May 16, 2022
Staff Accomplishment

Decoding Protein Interactions with Domain-Aware Machine Learning

Identifying protein interactions can help discover new medicines

A computer chip linked to a protein

A new domain-aware machine learning technique can identify protein-ligand interactionsa critical step in the drug discovery process.

(Illustration by Cortland Johnson | Pacific Northwest National Laboratory)

The drug design process can take many years. Predicting protein interactions with other biomolecules is an increasingly critical step in this process. Researchers at Pacific Northwest National Laboratory (PNNL) leveraged domain-aware machine learning to make it faster. A team consisting of Carter Knutson, Mridula Bontha, Jenna (Bilbrey) Pope, and led by Neeraj Kumar, created two distinct graph neural networks (GNNs) capable of identifying protein-ligand interactions that lead to higher binding affinity and bioactivity. Their research was published in Nature’s Scientific Reports.

These GNNs consider experimentally resolved 3-D atomic structures of both the candidate drug molecule and the potential protein target to learn about the protein’s interactions with small molecules. From this information, the models can predict the binding affinity and the biophysical properties (such as IC50) of small molecules to their protein targets—a crucial component that helps to determine the efficacy of a drug.

“Experimentally measuring binding affinities and biophysical properties is one of the greatest bottlenecks in drug discovery,” said Kumar, data scientist and program development lead in the Biological Sciences Division. “We curated 3-D protein structural data and devised GNNs as a means to predict protein-ligand interactions with high accuracy correlated with experimental properties to aid in this process.”

A finger points to an image of GNNs on a computer screen.
Parallel GNNs built by Kumar and his team predict protein-ligand interactions. (Photo by Eric Francavilla | Pacific Northwest National Laboratory)

These models are especially useful in the early stages of protein functional discovery, and drug development, where the GNNs can screen large numbers of candidate molecules for their potency against a specific target. “With the invention of AlphaFold2 from DeepMind, the GNN model can take their predicted 3-D protein structures as an input to identify therapeutic candidates for new and emerging pathogens in order to expedite the drug design process,” said Kumar.
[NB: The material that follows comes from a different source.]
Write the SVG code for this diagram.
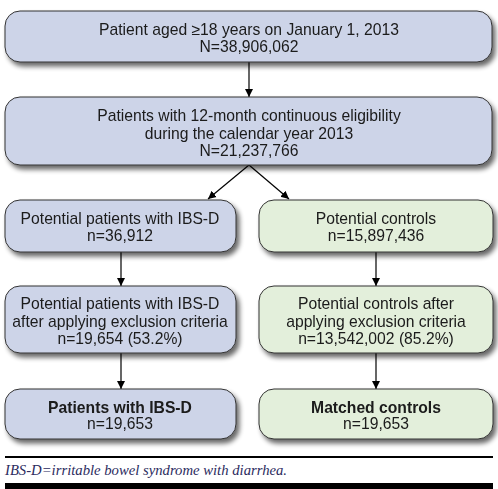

Since the beginning of the COVID-19 pandemic, PNNL researchers used computational means to expedite drug discovery against SARS-CoV-2. Kumar and the rest of the team built on this multidisciplinary research by testing their models against two SARS-CoV-2 proteins—which Kumar was already familiar with through his work with the Department of Energy’s National Virtual Biotechnology Laboratory.

Thanks to the Mathematics for Artificial Reasoning in Science (MARS) initiative and Laboratory Directed Research and Development programs at PNNL, Kumar was able to build a cross disciplinary team including Dr. Pope, data scientist from PNNL’s Computing and Analytics Division, to expand this work.

“The MARS initiative has been great for fostering collaborations to get together diverse groups of researchers to develop domain aware and explainable AI systems capable of tackling difficult scientific problems such as protein interaction prediction,” said Pope. “I’m excited to see where such atom-scale GNNs will lead us in the future.”